**Problem details**
Give an exact transcription of every line, dropping the images.

::::::::

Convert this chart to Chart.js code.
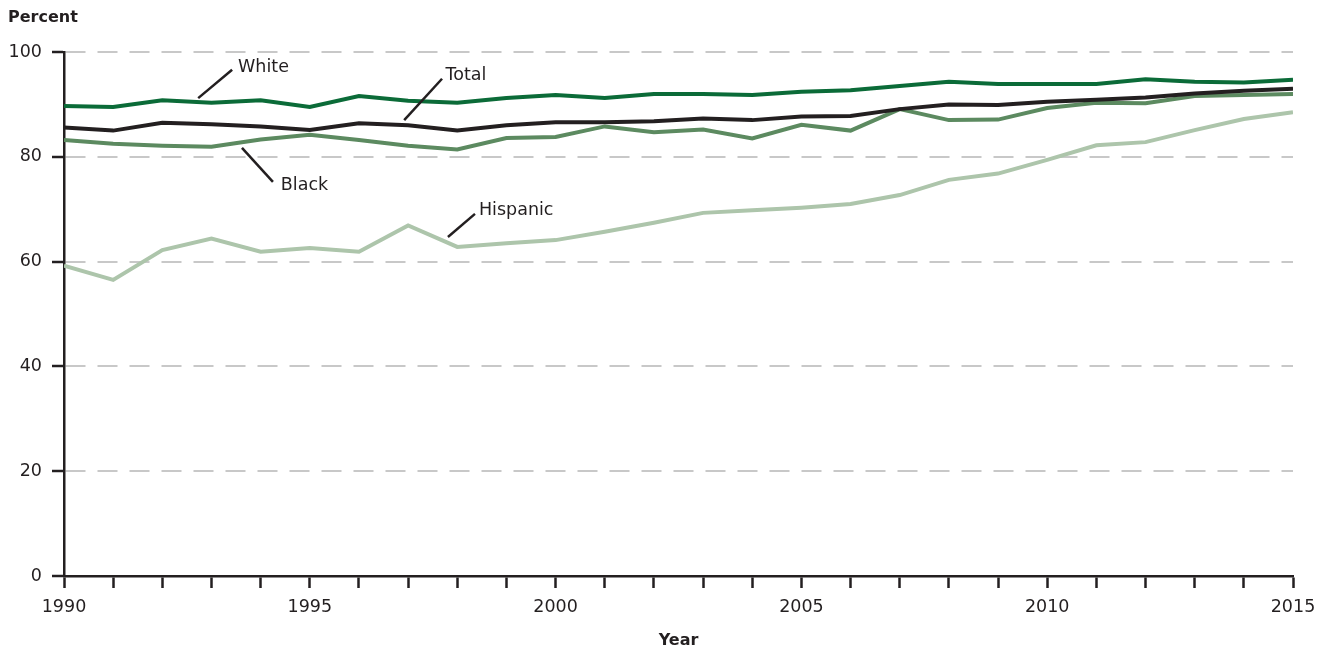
<!DOCTYPE html>
<html>
<head>
<meta charset="utf-8">
<title>Percent by year</title>
<script src="https://cdn.jsdelivr.net/npm/chart.js@4.4.1/dist/chart.umd.min.js"></script>
<style>
  html, body { margin: 0; padding: 0; background: #fff; }
  #wrap { width: 1326px; height: 653px; }
</style>
</head>
<body>
<div id="wrap"><canvas id="lineChart" width="1326" height="653"></canvas></div>
<script>
const years = [1990, 1991, 1992, 1993, 1994, 1995, 1996, 1997, 1998, 1999, 2000, 2001, 2002,
  2003, 2004, 2005, 2006, 2007, 2008, 2009, 2010, 2011, 2012, 2013, 2014, 2015];

const total = [85.6, 85.0, 86.5, 86.2, 85.8, 85.1, 86.4, 86.0, 85.0, 86.0, 86.6, 86.6, 86.8,
  87.3, 87.0, 87.7, 87.8, 89.1, 90.0, 89.9, 90.5, 90.9, 91.3, 92.1, 92.6, 93.0];
const white = [89.7, 89.5, 90.8, 90.3, 90.8, 89.5, 91.6, 90.7, 90.3, 91.2, 91.8, 91.2, 92.0,
  92.0, 91.8, 92.4, 92.7, 93.5, 94.3, 93.9, 93.9, 93.9, 94.8, 94.3, 94.2, 94.7];
const black = [83.2, 82.5, 82.1, 81.9, 83.3, 84.2, 83.2, 82.1, 81.4, 83.6, 83.8, 85.8, 84.7,
  85.2, 83.5, 86.1, 85.0, 89.1, 87.0, 87.1, 89.3, 90.3, 90.2, 91.6, 91.8, 92.0];
const hispanic = [59.2, 56.5, 62.2, 64.4, 61.9, 62.6, 61.9, 66.9, 62.8, 63.5, 64.1, 65.7, 67.4,
  69.3, 69.8, 70.3, 71.0, 72.7, 75.6, 76.8, 79.4, 82.2, 82.8, 85.1, 87.2, 88.5];

const yTicks = [0, 20, 40, 60, 80, 100];

const ink = "#231f20";

// direct labels with their leader lines, in data units (year, percent)
const callouts = [
  { text: "White",    from: [1992.73, 91.2], to: [1993.42, 96.6], at: [1993.54, 97.0] },
  { text: "Total",    from: [1996.92, 87.0], to: [1997.69, 94.9], at: [1997.76, 95.6] },
  { text: "Black",    from: [1993.62, 81.7], to: [1994.25, 75.2], at: [1994.41, 74.6] },
  { text: "Hispanic", from: [1997.81, 64.7], to: [1998.36, 69.1], at: [1998.44, 69.7] }
];

const calloutPlugin = {
  id: "callouts",
  afterDatasetsDraw(chart) {
    const { ctx, scales: { x, y } } = chart;
    ctx.save();
    ctx.strokeStyle = ink;
    ctx.lineWidth = 2.5;
    ctx.fillStyle = ink;
    ctx.font = "17.5px 'DejaVu Sans', sans-serif";
    ctx.textBaseline = "middle";
    ctx.textAlign = "left";
    callouts.forEach(function (c) {
      ctx.beginPath();
      ctx.moveTo(x.getPixelForValue(c.from[0]), y.getPixelForValue(c.from[1]));
      ctx.lineTo(x.getPixelForValue(c.to[0]), y.getPixelForValue(c.to[1]));
      ctx.stroke();
      ctx.fillText(c.text, x.getPixelForValue(c.at[0]), y.getPixelForValue(c.at[1]));
    });
    ctx.restore();
  }
};

function series(label, values, color) {
  return {
    label: label,
    data: years.map((yr, i) => ({ x: yr, y: values[i] })),
    borderColor: color,
    backgroundColor: color,
    borderWidth: 4,
    pointRadius: 0,
    tension: 0,
    fill: false
  };
}

Chart.defaults.font.family = "'DejaVu Sans', sans-serif";
Chart.defaults.color = ink;

const ctx = document.getElementById("lineChart").getContext("2d");

window.lineChart = new Chart(ctx, {
  type: "line",
  data: {
    datasets: [
      series("Total", total, "#231f20"),
      series("White", white, "#0b6b38"),
      series("Black", black, "#5c8a60"),
      series("Hispanic", hispanic, "#adc5ab")
    ]
  },
  options: {
    responsive: false,
    animation: false,
    layout: { padding: { left: 8, right: 33, top: 0, bottom: 0 } },
    plugins: {
      legend: { display: false },
      tooltip: { enabled: false },
      title: {
        display: true,
        text: "Percent",
        align: "start",
        color: ink,
        font: { size: 16, weight: "bold" },
        padding: { top: 8, bottom: 24.8 }
      }
    },
    scales: {
      x: {
        type: "linear",
        min: years[0],
        max: years[years.length - 1],
        afterFit: function (scale) { scale.height = 77; },
        ticks: {
          stepSize: 1,
          autoSkip: false,
          maxRotation: 0,
          padding: 9,
          color: ink,
          font: { size: 17.5 },
          callback: function (v) { return v % 5 === 0 ? String(v) : ""; }
        },
        grid: {
          drawOnChartArea: false,
          drawTicks: true,
          tickLength: 12,
          tickWidth: 2.5,
          tickColor: ink
        },
        border: { color: ink, width: 2.5 },
        title: {
          display: true,
          text: "Year",
          color: ink,
          font: { size: 16, weight: "bold" },
          padding: { top: 0, bottom: 3 }
        }
      },
      y: {
        min: yTicks[0],
        max: yTicks[yTicks.length - 1],
        afterFit: function (scale) { scale.width = 56; },
        afterBuildTicks: function (scale) {
          scale.ticks = yTicks.map(v => ({ value: v }));
        },
        ticks: {
          padding: 10,
          color: ink,
          font: { size: 17.5 }
        },
        grid: {
          color: function (c) { return c.tick && c.tick.value === 0 ? "rgba(0,0,0,0)" : "#c8c8c8"; },
          lineWidth: 2,
          tickLength: 12,
          tickWidth: 2.5,
          tickColor: ink
        },
        border: { color: ink, width: 2.5, dash: [20, 12] }
      }
    }
  },
  plugins: [calloutPlugin]
});
</script>
</body>
</html>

::::::::

**Result for this task**
Convert this chart to Chart.js code.
<!DOCTYPE html>
<html>
<head>
<meta charset="utf-8">
<title>Percent by year</title>
<script src="https://cdn.jsdelivr.net/npm/chart.js@4.4.1/dist/chart.umd.min.js"></script>
<style>
  html, body { margin: 0; padding: 0; background: #fff; }
  #wrap { width: 1326px; height: 653px; }
</style>
</head>
<body>
<div id="wrap"><canvas id="lineChart" width="1326" height="653"></canvas></div>
<script>
const years = [1990, 1991, 1992, 1993, 1994, 1995, 1996, 1997, 1998, 1999, 2000, 2001, 2002,
  2003, 2004, 2005, 2006, 2007, 2008, 2009, 2010, 2011, 2012, 2013, 2014, 2015];

const total = [85.6, 85.0, 86.5, 86.2, 85.8, 85.1, 86.4, 86.0, 85.0, 86.0, 86.6, 86.6, 86.8,
  87.3, 87.0, 87.7, 87.8, 89.1, 90.0, 89.9, 90.5, 90.9, 91.3, 92.1, 92.6, 93.0];
const white = [89.7, 89.5, 90.8, 90.3, 90.8, 89.5, 91.6, 90.7, 90.3, 91.2, 91.8, 91.2, 92.0,
  92.0, 91.8, 92.4, 92.7, 93.5, 94.3, 93.9, 93.9, 93.9, 94.8, 94.3, 94.2, 94.7];
const black = [83.2, 82.5, 82.1, 81.9, 83.3, 84.2, 83.2, 82.1, 81.4, 83.6, 83.8, 85.8, 84.7,
  85.2, 83.5, 86.1, 85.0, 89.1, 87.0, 87.1, 89.3, 90.3, 90.2, 91.6, 91.8, 92.0];
const hispanic = [59.2, 56.5, 62.2, 64.4, 61.9, 62.6, 61.9, 66.9, 62.8, 63.5, 64.1, 65.7, 67.4,
  69.3, 69.8, 70.3, 71.0, 72.7, 75.6, 76.8, 79.4, 82.2, 82.8, 85.1, 87.2, 88.5];

const yTicks = [0, 20, 40, 60, 80, 100];

const ink = "#231f20";

// direct labels with their leader lines, in data units (year, percent)
const callouts = [
  { text: "White",    from: [1992.73, 91.2], to: [1993.42, 96.6], at: [1993.54, 97.0] },
  { text: "Total",    from: [1996.92, 87.0], to: [1997.69, 94.9], at: [1997.76, 95.6] },
  { text: "Black",    from: [1993.62, 81.7], to: [1994.25, 75.2], at: [1994.41, 74.6] },
  { text: "Hispanic", from: [1997.81, 64.7], to: [1998.36, 69.1], at: [1998.44, 69.7] }
];

const calloutPlugin = {
  id: "callouts",
  afterDatasetsDraw(chart) {
    const { ctx, scales: { x, y } } = chart;
    ctx.save();
    ctx.strokeStyle = ink;
    ctx.lineWidth = 2.5;
    ctx.fillStyle = ink;
    ctx.font = "17.5px 'DejaVu Sans', sans-serif";
    ctx.textBaseline = "middle";
    ctx.textAlign = "left";
    callouts.forEach(function (c) {
      ctx.beginPath();
      ctx.moveTo(x.getPixelForValue(c.from[0]), y.getPixelForValue(c.from[1]));
      ctx.lineTo(x.getPixelForValue(c.to[0]), y.getPixelForValue(c.to[1]));
      ctx.stroke();
      ctx.fillText(c.text, x.getPixelForValue(c.at[0]), y.getPixelForValue(c.at[1]));
    });
    ctx.restore();
  }
};

function series(label, values, color) {
  return {
    label: label,
    data: years.map((yr, i) => ({ x: yr, y: values[i] })),
    borderColor: color,
    backgroundColor: color,
    borderWidth: 4,
    pointRadius: 0,
    tension: 0,
    fill: false
  };
}

Chart.defaults.font.family = "'DejaVu Sans', sans-serif";
Chart.defaults.color = ink;

const ctx = document.getElementById("lineChart").getContext("2d");

window.lineChart = new Chart(ctx, {
  type: "line",
  data: {
    datasets: [
      series("Total", total, "#231f20"),
      series("White", white, "#0b6b38"),
      series("Black", black, "#5c8a60"),
      series("Hispanic", hispanic, "#adc5ab")
    ]
  },
  options: {
    responsive: false,
    animation: false,
    layout: { padding: { left: 8, right: 33, top: 0, bottom: 0 } },
    plugins: {
      legend: { display: false },
      tooltip: { enabled: false },
      title: {
        display: true,
        text: "Percent",
        align: "start",
        color: ink,
        font: { size: 16, weight: "bold" },
        padding: { top: 8, bottom: 24.8 }
      }
    },
    scales: {
      x: {
        type: "linear",
        min: years[0],
        max: years[years.length - 1],
        afterFit: function (scale) { scale.height = 77; },
        ticks: {
          stepSize: 1,
          autoSkip: false,
          maxRotation: 0,
          padding: 9,
          color: ink,
          font: { size: 17.5 },
          callback: function (v) { return v % 5 === 0 ? String(v) : ""; }
        },
        grid: {
          drawOnChartArea: false,
          drawTicks: true,
          tickLength: 12,
          tickWidth: 2.5,
          tickColor: ink
        },
        border: { color: ink, width: 2.5 },
        title: {
          display: true,
          text: "Year",
          color: ink,
          font: { size: 16, weight: "bold" },
          padding: { top: 0, bottom: 3 }
        }
      },
      y: {
        min: yTicks[0],
        max: yTicks[yTicks.length - 1],
        afterFit: function (scale) { scale.width = 56; },
        afterBuildTicks: function (scale) {
          scale.ticks = yTicks.map(v => ({ value: v }));
        },
        ticks: {
          padding: 10,
          color: ink,
          font: { size: 17.5 }
        },
        grid: {
          color: function (c) { return c.tick && c.tick.value === 0 ? "rgba(0,0,0,0)" : "#c8c8c8"; },
          lineWidth: 2,
          tickLength: 12,
          tickWidth: 2.5,
          tickColor: ink
        },
        border: { color: ink, width: 2.5, dash: [20, 12] }
      }
    }
  },
  plugins: [calloutPlugin]
});
</script>
</body>
</html>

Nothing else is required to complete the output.